La justice a rendu une ordonnance de non-lieu pour des raisons de prescription, principalement, alors même que l'empoisonnement de milliers de Guadeloupéens et de Martiniquais se poursuit. C'est pourquoi je me dois d'interroger l'État qui a activement contribué à la commercialisation de cette substance létale, malgré la connaissance de sa haute toxicité, et qui s'est rendu, de ce fait, complice et coresponsable de ce scandale.
En effet, les conséquences de ce qui peut être qualifié de crime contre l'humanité et d'écocide sont catastrophiques : outre les 95 % de personnes contaminées et l'impact sur la santé des peuples, il convient d'évoquer la grande majorité des terres polluées, les familles d'agriculteurs touchées et condamnées à souffrir, ou encore une économie de production locale affaiblie et fragilisée.
Malgré la reconnaissance par le Président de la République lui-même de la responsabilité de l'État, malgré le rapport de la commission d'enquête parlementaire présidée par Serge Letchimy et dont Justine Benin était la rapporteure, qui identifie clairement l'ensemble des responsabilités, dresse un diagnostic sans concession des dégâts humains, écologiques, environnementaux, économiques et sociaux et formule quarante-neuf recommandations pour sortir du chlordécone, malgré la reconnaissance de la négligence fautive de l'État par les juridictions, malgré la réalité, visible et durable, des conséquences de cet empoisonnement, l'autorité judiciaire, censée rendre justice à travers un droit pénal strict et froid, a prononcé un non-lieu pour prescription, tout en reconnaissant l'existence d'une catastrophe sanitaire.
Malgré un crime avéré et des coupables connus et nommés, la justice, impuissante, n'a émis aucune sanction, reconnaissant simplement que le code pénal est imparfait. Les personnes exposées au chlordécone sont victimes à la fois d'empoisonnement, d'injustice et d'absence de réparation : c'est tout à fait inacceptable. Il faut désormais agir. L'inadéquation de la loi pénale ayant été soulignée par les juges d'instruction, il convient de la modifier pour que justice soit enfin rendue. Réparons les imperfections juridiques et sortons des plans Chlordécone I, II, III ou IV, qui ne sont qu'une goutte d'eau dans un océan de souffrance. Faisons en sorte que le droit des Français soit garanti et que les victimes puissent vivre dans un environnement sain.
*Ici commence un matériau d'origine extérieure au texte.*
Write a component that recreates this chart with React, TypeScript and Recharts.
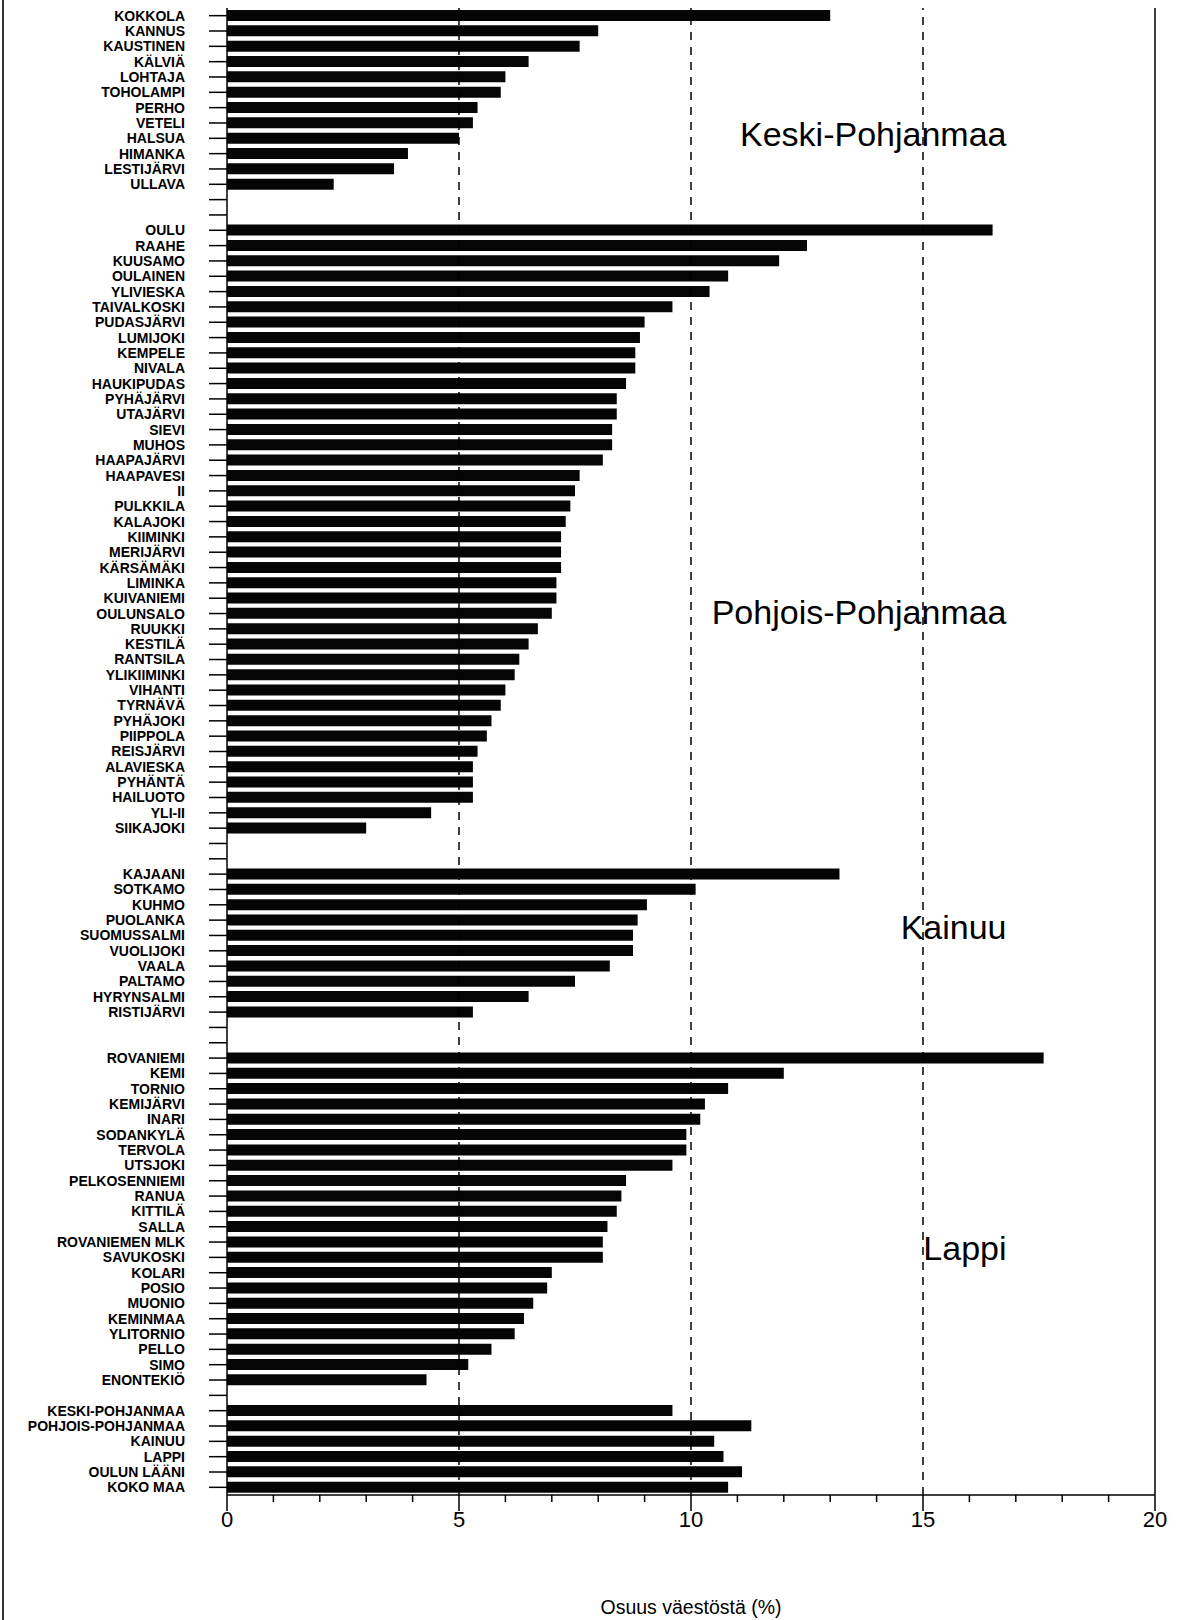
import { BarChart, Bar, XAxis, YAxis, ReferenceLine, ReferenceDot } from 'recharts';

const FONT = '"Liberation Sans", Arial, Helvetica, sans-serif';

// Keski-Pohjanmaa
const keskiNames = ['KOKKOLA', 'KANNUS', 'KAUSTINEN', 'KÄLVIÄ', 'LOHTAJA', 'TOHOLAMPI', 'PERHO', 'VETELI', 'HALSUA', 'HIMANKA', 'LESTIJÄRVI', 'ULLAVA'];
const keskiValues = [13.0, 8.0, 7.6, 6.5, 6.0, 5.9, 5.4, 5.3, 5.0, 3.9, 3.6, 2.3];

// Pohjois-Pohjanmaa
const pohjoisNames = [
  'OULU', 'RAAHE', 'KUUSAMO', 'OULAINEN', 'YLIVIESKA', 'TAIVALKOSKI', 'PUDASJÄRVI', 'LUMIJOKI', 'KEMPELE', 'NIVALA',
  'HAUKIPUDAS', 'PYHÄJÄRVI', 'UTAJÄRVI', 'SIEVI', 'MUHOS', 'HAAPAJÄRVI', 'HAAPAVESI', 'II', 'PULKKILA', 'KALAJOKI',
  'KIIMINKI', 'MERIJÄRVI', 'KÄRSÄMÄKI', 'LIMINKA', 'KUIVANIEMI', 'OULUNSALO', 'RUUKKI', 'KESTILÄ', 'RANTSILA', 'YLIKIIMINKI',
  'VIHANTI', 'TYRNÄVÄ', 'PYHÄJOKI', 'PIIPPOLA', 'REISJÄRVI', 'ALAVIESKA', 'PYHÄNTÄ', 'HAILUOTO', 'YLI-II', 'SIIKAJOKI',
];
const pohjoisValues = [
  16.5, 12.5, 11.9, 10.8, 10.4, 9.6, 9.0, 8.9, 8.8, 8.8,
  8.6, 8.4, 8.4, 8.3, 8.3, 8.1, 7.6, 7.5, 7.4, 7.3,
  7.2, 7.2, 7.2, 7.1, 7.1, 7.0, 6.7, 6.5, 6.3, 6.2,
  6.0, 5.9, 5.7, 5.6, 5.4, 5.3, 5.3, 5.3, 4.4, 3.0,
];

// Kainuu
const kainuuNames = ['KAJAANI', 'SOTKAMO', 'KUHMO', 'PUOLANKA', 'SUOMUSSALMI', 'VUOLIJOKI', 'VAALA', 'PALTAMO', 'HYRYNSALMI', 'RISTIJÄRVI'];
const kainuuValues = [13.2, 10.1, 9.05, 8.85, 8.75, 8.75, 8.25, 7.5, 6.5, 5.3];

// Lappi
const lappiNames = [
  'ROVANIEMI', 'KEMI', 'TORNIO', 'KEMIJÄRVI', 'INARI', 'SODANKYLÄ', 'TERVOLA', 'UTSJOKI', 'PELKOSENNIEMI', 'RANUA', 'KITTILÄ',
  'SALLA', 'ROVANIEMEN MLK', 'SAVUKOSKI', 'KOLARI', 'POSIO', 'MUONIO', 'KEMINMAA', 'YLITORNIO', 'PELLO', 'SIMO', 'ENONTEKIÖ',
];
const lappiValues = [17.6, 12.0, 10.8, 10.3, 10.2, 9.9, 9.9, 9.6, 8.6, 8.5, 8.4, 8.2, 8.1, 8.1, 7.0, 6.9, 6.6, 6.4, 6.2, 5.7, 5.2, 4.3];

// yhteenveto
const summaryNames = ['KESKI-POHJANMAA', 'POHJOIS-POHJANMAA', 'KAINUU', 'LAPPI', 'OULUN LÄÄNI', 'KOKO MAA'];
const summaryValues = [9.6, 11.3, 10.5, 10.7, 11.1, 10.8];

// tyhjiä rivejä ryhmien väliin
const gapsAfter = [2, 2, 2, 1, 0];

const xTicks = [0, 1, 2, 3, 4, 5, 6, 7, 8, 9, 10, 11, 12, 13, 14, 15, 16, 17, 18, 19, 20];
const xLabels = [0, 5, 10, 15, 20];
const gridValues = [5, 10, 15];

const regionLabels = [
  { text: 'Keski-Pohjanmaa', at: 'HALSUA', shift: -4 },
  { text: 'Pohjois-Pohjanmaa', at: 'OULUNSALO', shift: -2 },
  { text: 'Kainuu', at: 'SUOMUSSALMI', shift: -8 },
  { text: 'Lappi', at: 'ROVANIEMEN MLK', shift: 6 },
];

const groups: [string[], number[]][] = [
  [keskiNames, keskiValues],
  [pohjoisNames, pohjoisValues],
  [kainuuNames, kainuuValues],
  [lappiNames, lappiValues],
  [summaryNames, summaryValues],
];

const rows: { name: string; value: number | null }[] = [];
let gapNo = 0;
groups.forEach(([names, values], gi) => {
  names.forEach((n, i) => rows.push({ name: n, value: values[i] }));
  for (let k = 0; k < gapsAfter[gi]; k++) rows.push({ name: `_gap${gapNo++}`, value: null });
});

function XTick(props: any) {
  const { x, y, payload } = props;
  const v = payload.value;
  const major = xLabels.includes(v);
  return (
    <g>
      <line x1={x} y1={y} x2={x} y2={y + (major ? 16 : 7)} stroke="#000" strokeWidth={1.5} />
      {major && (
        <text x={x} y={y + 24} textAnchor="middle" dominantBaseline="central" fontSize={22} fill="#000" fontFamily={FONT}>
          {v}
        </text>
      )}
    </g>
  );
}

function RegionLabel(props: any) {
  const { viewBox, text, shift } = props;
  if (!viewBox) return null;
  const cx = viewBox.x + (viewBox.width || 0) / 2;
  const cy = viewBox.y + (viewBox.height || 0) / 2;
  return (
    <text x={cx} y={cy + shift} textAnchor="end" dominantBaseline="central" fontSize={34} fill="#000" fontFamily={FONT}>
      {text}
    </text>
  );
}

export default function App() {
  return (
    <div style={{ position: 'absolute', left: 0, top: 0, width: 1181, height: 1620, background: '#fff' }}>
      <div style={{ position: 'absolute', left: 2, top: 0, width: 2, height: 1620, background: '#333' }} />
      <BarChart
        width={1181}
        height={1620}
        data={rows}
        layout="vertical"
        margin={{ top: 8, right: 26, bottom: 0, left: 0 }}
        barSize={11}
      >
        <XAxis
          type="number"
          domain={[0, 20]}
          ticks={xTicks}
          interval={0}
          height={125}
          tickSize={0}
          tickMargin={0}
          tickLine={false}
          tick={<XTick />}
          axisLine={{ stroke: '#000', strokeWidth: 1.5 }}
          label={{ value: 'Osuus väestöstä (%)', position: 'insideBottom', offset: 6, fontSize: 19.5, fill: '#000', fontFamily: FONT }}
        />
        <XAxis
          xAxisId="top"
          orientation="top"
          type="number"
          domain={[0, 20]}
          height={0}
          tick={false}
          tickLine={false}
          axisLine={{ stroke: '#000', strokeWidth: 1.5 }}
        />
        <YAxis
          type="category"
          dataKey="name"
          width={227}
          interval={0}
          tickSize={18}
          tickMargin={24}
          tickFormatter={(v: string) => (v.startsWith('_') ? '' : v)}
          tick={{ fontSize: 14, fontWeight: 700, fill: '#000', fontFamily: FONT }}
          tickLine={{ stroke: '#000', strokeWidth: 1.5 }}
          axisLine={{ stroke: '#000', strokeWidth: 1.5 }}
        />
        {gridValues.map((g) => (
          <ReferenceLine key={g} x={g} stroke="#000" strokeWidth={1.5} strokeDasharray="8 7" />
        ))}
        <ReferenceLine x={20} stroke="#000" strokeWidth={1.5} />
        <Bar dataKey="value" fill="#050505" isAnimationActive={false} />
        {regionLabels.map((r) => (
          <ReferenceDot
            key={r.text}
            x={16.8}
            y={r.at}
            r={0}
            fill="none"
            stroke="none"
            label={<RegionLabel text={r.text} shift={r.shift} />}
          />
        ))}
      </BarChart>
    </div>
  );
}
Permettez-moi de poser deux questions : acceptez-vous de mettre en place un processus juridique sécurisé, permettant de modifier le code pénal et de déroger au droit commun, afin de modifier les règles de prescription applicables à ce type de scandale sanitaire ? Envisagez-vous de lancer une loi de programmation de sortie du chlordécone, qui tienne compte des quarante-neuf recommandations formulées dans le rapport de la commission d'enquête parlementaire ? J'ai soumis ces questions écrites à Mme la Première ministre en janvier 2023, sans réponse.